As I have posted before, Amazon collects a substantial amount of information regarding the reading habits of e-book readers. Among this information is which passages most readers highlighted in the book they read. Nowadays if you buy an e-book that has many reads, this information appears in your Kindle (although you can turn it off). You can see which passages where highlighted by readers before you and how many readers did this.
I guess many people will consider this a cool feature. But Amazon has gone one step further. It also includes this information in the “Shared Notes & Highlights” section that I described above. For authors this may be interesting as it provides a way to learn what passages of their books readers considered important. However, there is a problem.

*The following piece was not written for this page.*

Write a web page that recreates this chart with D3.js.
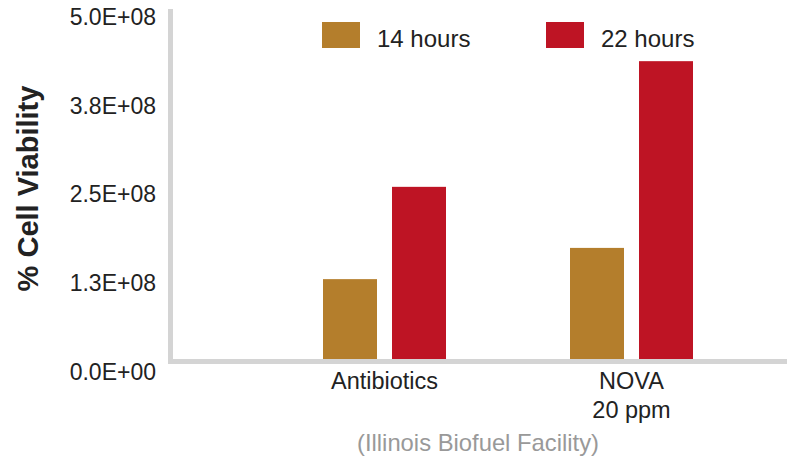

Suppose many readers highlight a detail of a story that is key for the whole plot. For example:
Then I understood I had made a deadly blunder. The serial killer was not Mr. Barnes like I had suspected for the last few months. The killer was his wife, the seemingly mild-mannered Mrs. Barnes. She had fooled us all. And now, as I desperately drove through the storm, I faced the possibility that my whole family may have been murdered.
Such a passage will show up in this section as one of the most highlighted passages. A reader who has not bought the book may read this section and have the whole story/novel spoiled for them! I contacted Amazon about this issue and was told that my feedback would be forwarded to the Kindle development team.
All this technology, information, and new things you can do with e-books is exciting, but really, Amazon: spoiler alert!